Written exercise: Repeat the records below exactly, from the first line through the line containing "const legendSup = ['2', '', ''];", and leave out any pictures.
------------------------------
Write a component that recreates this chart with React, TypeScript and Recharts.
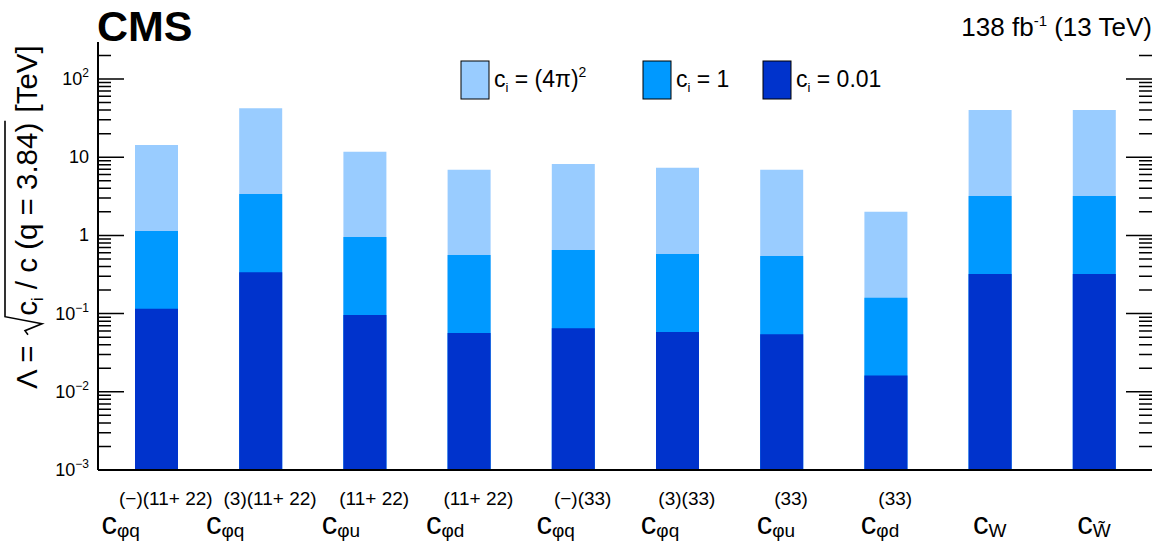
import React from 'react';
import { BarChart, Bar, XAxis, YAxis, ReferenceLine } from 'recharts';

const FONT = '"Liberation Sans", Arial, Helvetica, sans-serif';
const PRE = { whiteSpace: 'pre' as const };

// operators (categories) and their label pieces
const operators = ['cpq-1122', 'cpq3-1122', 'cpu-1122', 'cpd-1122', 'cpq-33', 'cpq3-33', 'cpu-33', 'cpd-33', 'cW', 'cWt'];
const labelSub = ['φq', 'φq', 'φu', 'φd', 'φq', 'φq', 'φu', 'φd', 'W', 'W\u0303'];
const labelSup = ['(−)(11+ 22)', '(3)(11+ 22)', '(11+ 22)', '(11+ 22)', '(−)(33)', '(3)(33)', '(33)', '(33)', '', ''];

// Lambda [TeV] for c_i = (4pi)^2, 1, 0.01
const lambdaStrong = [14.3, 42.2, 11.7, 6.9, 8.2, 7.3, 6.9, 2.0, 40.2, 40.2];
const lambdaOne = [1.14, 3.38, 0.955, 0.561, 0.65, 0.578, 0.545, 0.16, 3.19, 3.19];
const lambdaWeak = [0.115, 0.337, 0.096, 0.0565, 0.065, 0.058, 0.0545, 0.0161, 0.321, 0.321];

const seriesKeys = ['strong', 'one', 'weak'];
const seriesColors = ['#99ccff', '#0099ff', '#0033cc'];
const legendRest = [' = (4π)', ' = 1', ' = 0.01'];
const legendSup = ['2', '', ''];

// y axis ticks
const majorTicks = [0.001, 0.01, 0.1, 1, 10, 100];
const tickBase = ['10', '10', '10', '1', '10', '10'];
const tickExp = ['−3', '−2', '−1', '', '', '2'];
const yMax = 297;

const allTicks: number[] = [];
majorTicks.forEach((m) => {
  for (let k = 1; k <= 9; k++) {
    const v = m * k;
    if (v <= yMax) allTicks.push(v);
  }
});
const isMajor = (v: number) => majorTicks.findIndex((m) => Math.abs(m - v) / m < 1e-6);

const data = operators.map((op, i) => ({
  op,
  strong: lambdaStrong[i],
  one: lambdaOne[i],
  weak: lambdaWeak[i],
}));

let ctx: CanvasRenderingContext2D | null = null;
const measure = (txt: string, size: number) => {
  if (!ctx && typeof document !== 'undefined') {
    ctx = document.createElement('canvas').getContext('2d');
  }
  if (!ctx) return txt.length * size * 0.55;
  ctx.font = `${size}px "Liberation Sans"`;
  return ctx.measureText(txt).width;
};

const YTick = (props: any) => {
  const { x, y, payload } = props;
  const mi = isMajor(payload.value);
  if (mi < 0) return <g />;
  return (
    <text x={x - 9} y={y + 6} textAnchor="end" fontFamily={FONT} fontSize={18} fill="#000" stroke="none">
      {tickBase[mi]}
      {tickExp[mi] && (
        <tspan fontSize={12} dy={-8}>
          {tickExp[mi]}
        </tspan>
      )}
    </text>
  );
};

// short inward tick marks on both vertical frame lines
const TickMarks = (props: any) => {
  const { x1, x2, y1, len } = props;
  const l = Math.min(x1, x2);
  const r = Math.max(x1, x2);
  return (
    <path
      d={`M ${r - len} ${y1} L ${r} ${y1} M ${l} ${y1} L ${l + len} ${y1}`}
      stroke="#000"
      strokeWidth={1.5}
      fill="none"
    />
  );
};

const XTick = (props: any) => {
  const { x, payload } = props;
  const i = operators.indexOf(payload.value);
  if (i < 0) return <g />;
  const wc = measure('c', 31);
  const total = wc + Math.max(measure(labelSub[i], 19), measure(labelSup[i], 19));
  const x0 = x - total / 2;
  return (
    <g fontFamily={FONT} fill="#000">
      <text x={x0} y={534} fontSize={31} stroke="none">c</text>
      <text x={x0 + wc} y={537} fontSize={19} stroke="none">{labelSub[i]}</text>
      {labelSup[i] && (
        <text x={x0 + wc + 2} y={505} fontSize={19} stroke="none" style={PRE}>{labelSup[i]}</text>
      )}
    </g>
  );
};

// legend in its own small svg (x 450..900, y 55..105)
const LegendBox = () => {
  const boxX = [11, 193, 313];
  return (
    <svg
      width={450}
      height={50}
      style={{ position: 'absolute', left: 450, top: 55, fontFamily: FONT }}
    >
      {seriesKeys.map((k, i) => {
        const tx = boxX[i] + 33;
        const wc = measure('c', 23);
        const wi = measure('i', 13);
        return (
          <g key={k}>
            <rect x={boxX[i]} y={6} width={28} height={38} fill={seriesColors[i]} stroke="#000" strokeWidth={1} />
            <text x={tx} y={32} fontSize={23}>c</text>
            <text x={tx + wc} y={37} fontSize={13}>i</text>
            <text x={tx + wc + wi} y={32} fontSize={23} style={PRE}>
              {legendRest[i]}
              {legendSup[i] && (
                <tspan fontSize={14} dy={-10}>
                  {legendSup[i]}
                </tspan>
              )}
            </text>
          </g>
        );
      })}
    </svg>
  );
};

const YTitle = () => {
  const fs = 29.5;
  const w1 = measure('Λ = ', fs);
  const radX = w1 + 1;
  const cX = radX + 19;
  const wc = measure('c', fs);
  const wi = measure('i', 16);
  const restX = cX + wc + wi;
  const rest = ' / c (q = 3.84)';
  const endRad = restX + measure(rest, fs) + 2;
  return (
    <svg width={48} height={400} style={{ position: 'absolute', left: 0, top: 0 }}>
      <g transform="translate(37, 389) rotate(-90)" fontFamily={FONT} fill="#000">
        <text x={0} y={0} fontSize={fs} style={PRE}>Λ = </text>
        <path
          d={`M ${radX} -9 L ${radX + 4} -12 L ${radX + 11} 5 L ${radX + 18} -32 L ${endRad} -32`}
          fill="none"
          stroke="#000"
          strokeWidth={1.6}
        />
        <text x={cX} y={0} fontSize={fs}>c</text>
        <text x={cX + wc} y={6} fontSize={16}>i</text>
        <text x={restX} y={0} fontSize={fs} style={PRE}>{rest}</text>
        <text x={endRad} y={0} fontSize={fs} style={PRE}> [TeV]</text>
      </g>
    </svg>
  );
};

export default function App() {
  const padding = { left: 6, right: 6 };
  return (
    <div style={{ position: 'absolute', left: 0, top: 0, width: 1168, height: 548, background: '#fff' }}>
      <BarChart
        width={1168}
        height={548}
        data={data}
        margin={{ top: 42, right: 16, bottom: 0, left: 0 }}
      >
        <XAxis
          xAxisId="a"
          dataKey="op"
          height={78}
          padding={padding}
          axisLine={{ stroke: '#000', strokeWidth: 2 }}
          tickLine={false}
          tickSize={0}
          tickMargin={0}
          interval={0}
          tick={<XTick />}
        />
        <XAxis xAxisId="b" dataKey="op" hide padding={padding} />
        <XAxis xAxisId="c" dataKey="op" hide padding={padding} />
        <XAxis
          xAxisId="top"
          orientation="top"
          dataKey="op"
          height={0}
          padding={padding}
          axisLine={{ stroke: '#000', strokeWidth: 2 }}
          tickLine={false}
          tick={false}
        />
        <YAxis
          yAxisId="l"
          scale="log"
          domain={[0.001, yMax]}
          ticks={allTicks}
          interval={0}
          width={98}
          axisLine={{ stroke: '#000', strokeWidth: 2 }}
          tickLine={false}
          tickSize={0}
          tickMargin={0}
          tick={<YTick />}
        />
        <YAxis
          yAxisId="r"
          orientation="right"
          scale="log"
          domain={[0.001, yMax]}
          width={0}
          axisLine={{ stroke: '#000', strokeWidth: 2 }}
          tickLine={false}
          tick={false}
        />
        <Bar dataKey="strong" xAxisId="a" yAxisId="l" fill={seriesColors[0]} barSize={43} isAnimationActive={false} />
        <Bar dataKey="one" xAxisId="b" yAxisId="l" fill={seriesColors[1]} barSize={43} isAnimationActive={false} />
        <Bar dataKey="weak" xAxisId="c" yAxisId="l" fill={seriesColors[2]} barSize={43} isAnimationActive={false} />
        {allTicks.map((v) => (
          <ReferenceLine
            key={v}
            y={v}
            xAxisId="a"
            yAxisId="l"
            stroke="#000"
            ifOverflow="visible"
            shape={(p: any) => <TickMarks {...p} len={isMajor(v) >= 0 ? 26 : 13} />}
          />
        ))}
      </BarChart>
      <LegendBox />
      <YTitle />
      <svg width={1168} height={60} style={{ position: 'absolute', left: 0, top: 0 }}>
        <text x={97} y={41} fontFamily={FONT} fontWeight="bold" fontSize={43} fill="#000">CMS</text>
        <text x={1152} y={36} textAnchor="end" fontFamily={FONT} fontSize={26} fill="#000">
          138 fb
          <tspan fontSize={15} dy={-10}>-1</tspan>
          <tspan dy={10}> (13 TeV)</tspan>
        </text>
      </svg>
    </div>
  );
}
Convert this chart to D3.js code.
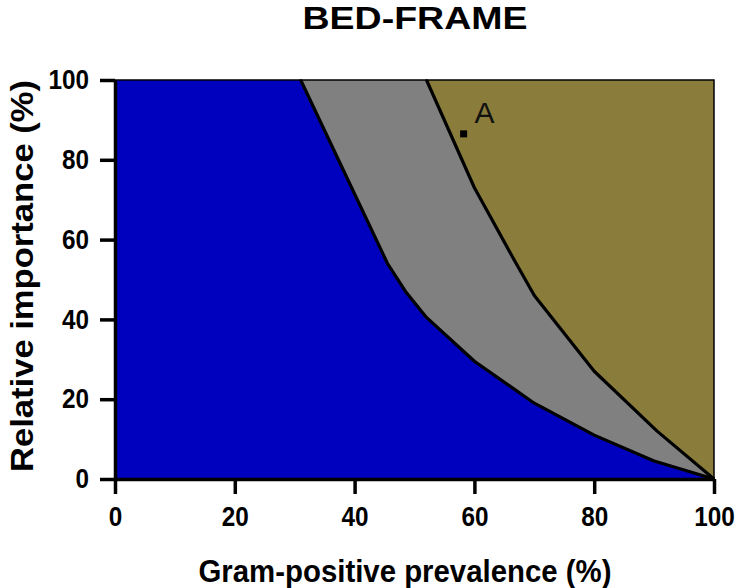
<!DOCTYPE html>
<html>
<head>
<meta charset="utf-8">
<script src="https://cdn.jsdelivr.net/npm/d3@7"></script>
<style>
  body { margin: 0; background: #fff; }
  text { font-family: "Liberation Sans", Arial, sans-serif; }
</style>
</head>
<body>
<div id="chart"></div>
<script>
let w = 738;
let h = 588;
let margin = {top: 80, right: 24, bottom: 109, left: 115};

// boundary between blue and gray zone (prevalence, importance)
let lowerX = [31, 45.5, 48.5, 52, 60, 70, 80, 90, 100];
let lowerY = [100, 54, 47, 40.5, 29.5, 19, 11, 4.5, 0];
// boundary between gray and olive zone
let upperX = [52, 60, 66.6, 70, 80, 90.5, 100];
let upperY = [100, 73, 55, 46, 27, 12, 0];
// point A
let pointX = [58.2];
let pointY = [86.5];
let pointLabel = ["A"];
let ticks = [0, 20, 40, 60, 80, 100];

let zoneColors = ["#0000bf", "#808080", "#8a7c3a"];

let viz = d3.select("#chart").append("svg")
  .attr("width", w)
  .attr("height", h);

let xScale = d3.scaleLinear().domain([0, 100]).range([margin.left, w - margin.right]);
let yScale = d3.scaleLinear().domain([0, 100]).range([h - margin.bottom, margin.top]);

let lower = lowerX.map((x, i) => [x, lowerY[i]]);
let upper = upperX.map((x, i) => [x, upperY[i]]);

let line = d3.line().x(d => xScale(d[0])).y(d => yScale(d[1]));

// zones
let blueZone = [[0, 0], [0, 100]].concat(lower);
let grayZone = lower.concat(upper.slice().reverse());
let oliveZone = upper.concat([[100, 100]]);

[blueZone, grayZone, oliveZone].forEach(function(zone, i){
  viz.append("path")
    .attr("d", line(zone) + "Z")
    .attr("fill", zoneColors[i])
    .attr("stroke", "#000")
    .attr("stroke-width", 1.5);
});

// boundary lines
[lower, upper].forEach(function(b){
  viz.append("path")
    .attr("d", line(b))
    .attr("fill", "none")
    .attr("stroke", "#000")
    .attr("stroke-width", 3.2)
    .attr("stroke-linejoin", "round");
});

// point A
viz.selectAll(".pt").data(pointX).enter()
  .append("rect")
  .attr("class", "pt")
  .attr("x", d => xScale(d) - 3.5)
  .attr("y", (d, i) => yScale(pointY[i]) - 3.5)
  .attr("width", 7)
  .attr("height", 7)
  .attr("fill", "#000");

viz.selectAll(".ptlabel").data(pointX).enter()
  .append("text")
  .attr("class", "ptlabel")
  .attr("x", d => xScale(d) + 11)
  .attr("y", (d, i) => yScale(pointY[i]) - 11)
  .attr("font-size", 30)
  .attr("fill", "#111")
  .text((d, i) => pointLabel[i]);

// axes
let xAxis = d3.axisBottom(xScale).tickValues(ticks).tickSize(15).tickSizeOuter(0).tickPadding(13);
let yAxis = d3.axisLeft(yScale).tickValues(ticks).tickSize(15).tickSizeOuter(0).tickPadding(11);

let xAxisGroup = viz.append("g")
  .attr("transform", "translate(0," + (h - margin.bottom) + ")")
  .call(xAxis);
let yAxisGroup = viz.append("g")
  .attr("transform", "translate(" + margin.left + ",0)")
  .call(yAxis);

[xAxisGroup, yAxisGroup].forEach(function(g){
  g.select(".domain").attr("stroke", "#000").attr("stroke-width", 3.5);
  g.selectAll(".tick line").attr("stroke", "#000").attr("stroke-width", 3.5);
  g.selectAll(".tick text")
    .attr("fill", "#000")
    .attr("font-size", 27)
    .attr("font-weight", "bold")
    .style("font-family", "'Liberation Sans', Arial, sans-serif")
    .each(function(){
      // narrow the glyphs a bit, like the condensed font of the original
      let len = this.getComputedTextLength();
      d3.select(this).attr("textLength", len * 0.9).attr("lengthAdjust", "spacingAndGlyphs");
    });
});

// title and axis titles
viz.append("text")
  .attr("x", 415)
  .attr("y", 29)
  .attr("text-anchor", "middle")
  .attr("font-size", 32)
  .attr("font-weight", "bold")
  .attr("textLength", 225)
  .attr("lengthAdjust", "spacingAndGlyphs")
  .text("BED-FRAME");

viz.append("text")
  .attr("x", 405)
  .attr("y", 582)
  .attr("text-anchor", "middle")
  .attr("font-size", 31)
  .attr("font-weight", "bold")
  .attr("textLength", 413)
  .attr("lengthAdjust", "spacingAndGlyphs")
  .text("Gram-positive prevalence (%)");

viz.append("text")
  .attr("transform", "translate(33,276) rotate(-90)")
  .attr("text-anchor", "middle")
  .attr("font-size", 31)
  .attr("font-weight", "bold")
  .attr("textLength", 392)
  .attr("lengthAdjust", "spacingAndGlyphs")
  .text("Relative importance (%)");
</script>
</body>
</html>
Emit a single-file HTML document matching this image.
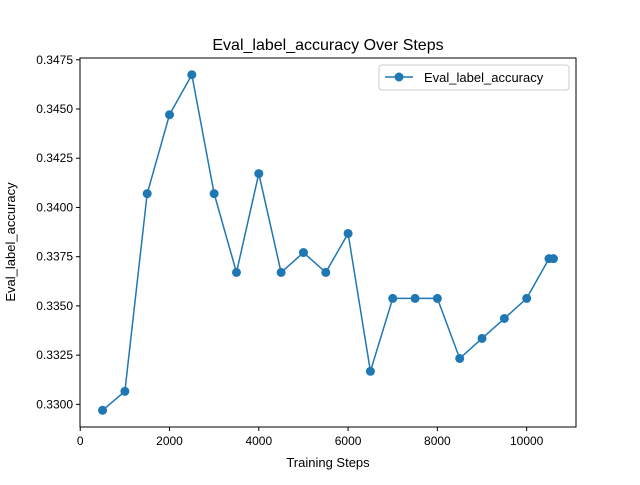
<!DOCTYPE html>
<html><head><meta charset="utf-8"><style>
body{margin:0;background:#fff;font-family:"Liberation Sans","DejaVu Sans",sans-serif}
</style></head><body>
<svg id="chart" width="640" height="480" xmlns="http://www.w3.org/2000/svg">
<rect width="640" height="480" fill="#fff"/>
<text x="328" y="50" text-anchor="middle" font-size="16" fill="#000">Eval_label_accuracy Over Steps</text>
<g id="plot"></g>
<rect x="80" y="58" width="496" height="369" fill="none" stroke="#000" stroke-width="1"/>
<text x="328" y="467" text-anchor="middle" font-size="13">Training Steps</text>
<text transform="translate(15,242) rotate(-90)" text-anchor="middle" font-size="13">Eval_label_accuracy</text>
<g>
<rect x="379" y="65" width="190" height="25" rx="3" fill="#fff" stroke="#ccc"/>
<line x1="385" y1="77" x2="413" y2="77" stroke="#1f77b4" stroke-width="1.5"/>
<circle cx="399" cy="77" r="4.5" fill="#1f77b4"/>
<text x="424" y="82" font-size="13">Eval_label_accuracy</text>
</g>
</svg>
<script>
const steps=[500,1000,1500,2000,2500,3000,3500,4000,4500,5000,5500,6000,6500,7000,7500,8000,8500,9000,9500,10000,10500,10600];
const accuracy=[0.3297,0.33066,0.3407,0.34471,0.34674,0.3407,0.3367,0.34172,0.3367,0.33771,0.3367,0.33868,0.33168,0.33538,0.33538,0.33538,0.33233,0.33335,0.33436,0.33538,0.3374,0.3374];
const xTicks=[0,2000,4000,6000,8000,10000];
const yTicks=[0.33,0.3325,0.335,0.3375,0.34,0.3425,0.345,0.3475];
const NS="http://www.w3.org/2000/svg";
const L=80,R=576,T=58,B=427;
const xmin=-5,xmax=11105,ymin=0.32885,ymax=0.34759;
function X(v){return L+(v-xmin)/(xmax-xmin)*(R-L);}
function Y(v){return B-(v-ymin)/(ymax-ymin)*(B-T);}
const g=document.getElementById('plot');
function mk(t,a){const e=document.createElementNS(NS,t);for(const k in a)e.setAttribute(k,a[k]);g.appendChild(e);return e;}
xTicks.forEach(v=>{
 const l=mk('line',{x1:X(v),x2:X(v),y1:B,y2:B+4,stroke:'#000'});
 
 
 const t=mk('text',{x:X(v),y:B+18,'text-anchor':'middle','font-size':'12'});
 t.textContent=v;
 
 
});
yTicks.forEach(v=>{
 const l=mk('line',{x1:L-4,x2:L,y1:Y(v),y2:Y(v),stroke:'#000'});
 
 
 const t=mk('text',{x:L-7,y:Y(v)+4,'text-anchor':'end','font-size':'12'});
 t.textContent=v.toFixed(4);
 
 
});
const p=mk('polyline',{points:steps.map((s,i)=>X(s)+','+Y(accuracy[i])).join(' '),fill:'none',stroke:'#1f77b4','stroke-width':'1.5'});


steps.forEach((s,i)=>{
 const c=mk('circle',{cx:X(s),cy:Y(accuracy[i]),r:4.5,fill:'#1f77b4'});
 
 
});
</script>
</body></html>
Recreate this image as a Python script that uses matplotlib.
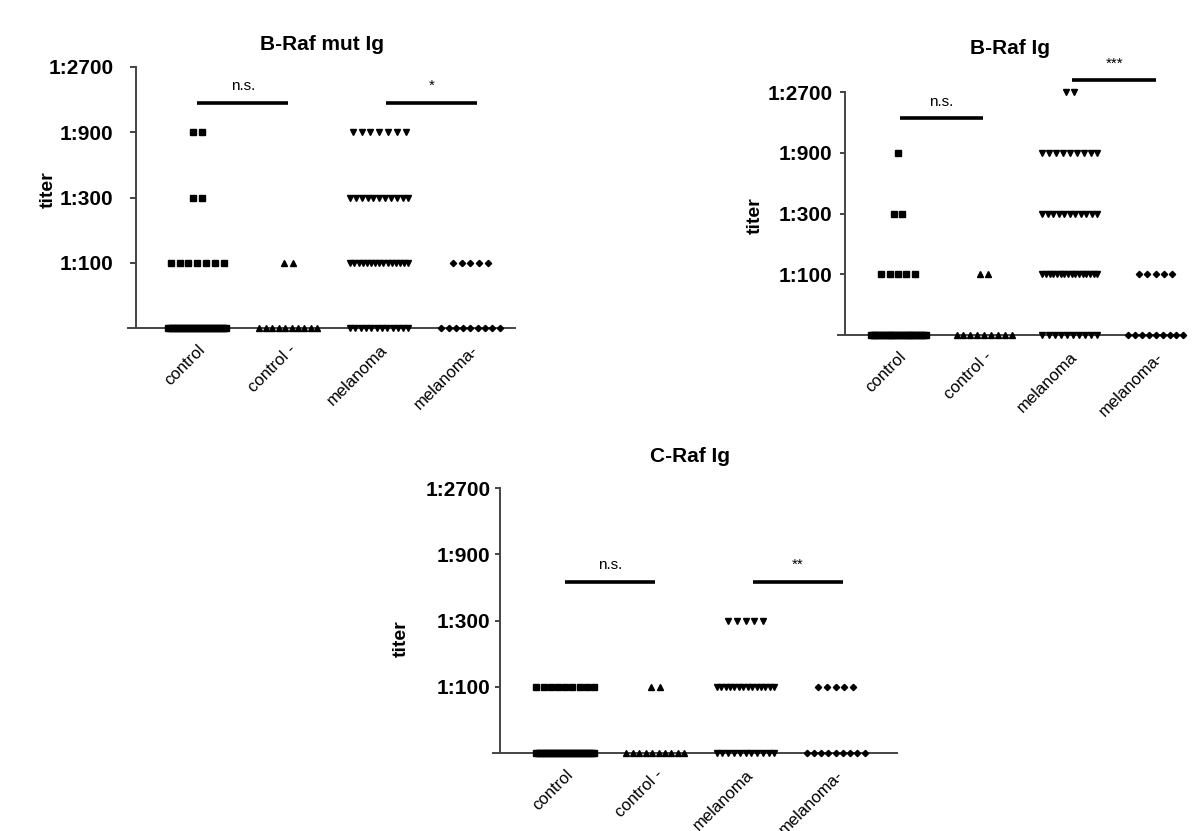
------------------------------
Response:
Write a component that recreates this chart with React, TypeScript and Recharts.
import React from 'react';
import { BarChart, Bar, XAxis, YAxis, ReferenceLine } from 'recharts';

const FONT = '"Liberation Sans", Arial, Helvetica, sans-serif';
const PRE = { whiteSpace: 'pre' as const };

// operators (categories) and their label pieces
const operators = ['cpq-1122', 'cpq3-1122', 'cpu-1122', 'cpd-1122', 'cpq-33', 'cpq3-33', 'cpu-33', 'cpd-33', 'cW', 'cWt'];
const labelSub = ['φq', 'φq', 'φu', 'φd', 'φq', 'φq', 'φu', 'φd', 'W', 'W\u0303'];
const labelSup = ['(−)(11+ 22)', '(3)(11+ 22)', '(11+ 22)', '(11+ 22)', '(−)(33)', '(3)(33)', '(33)', '(33)', '', ''];

// Lambda [TeV] for c_i = (4pi)^2, 1, 0.01
const lambdaStrong = [14.3, 42.2, 11.7, 6.9, 8.2, 7.3, 6.9, 2.0, 40.2, 40.2];
const lambdaOne = [1.14, 3.38, 0.955, 0.561, 0.65, 0.578, 0.545, 0.16, 3.19, 3.19];
const lambdaWeak = [0.115, 0.337, 0.096, 0.0565, 0.065, 0.058, 0.0545, 0.0161, 0.321, 0.321];

const seriesKeys = ['strong', 'one', 'weak'];
const seriesColors = ['#99ccff', '#0099ff', '#0033cc'];
const legendRest = [' = (4π)', ' = 1', ' = 0.01'];
const legendSup = ['2', '', ''];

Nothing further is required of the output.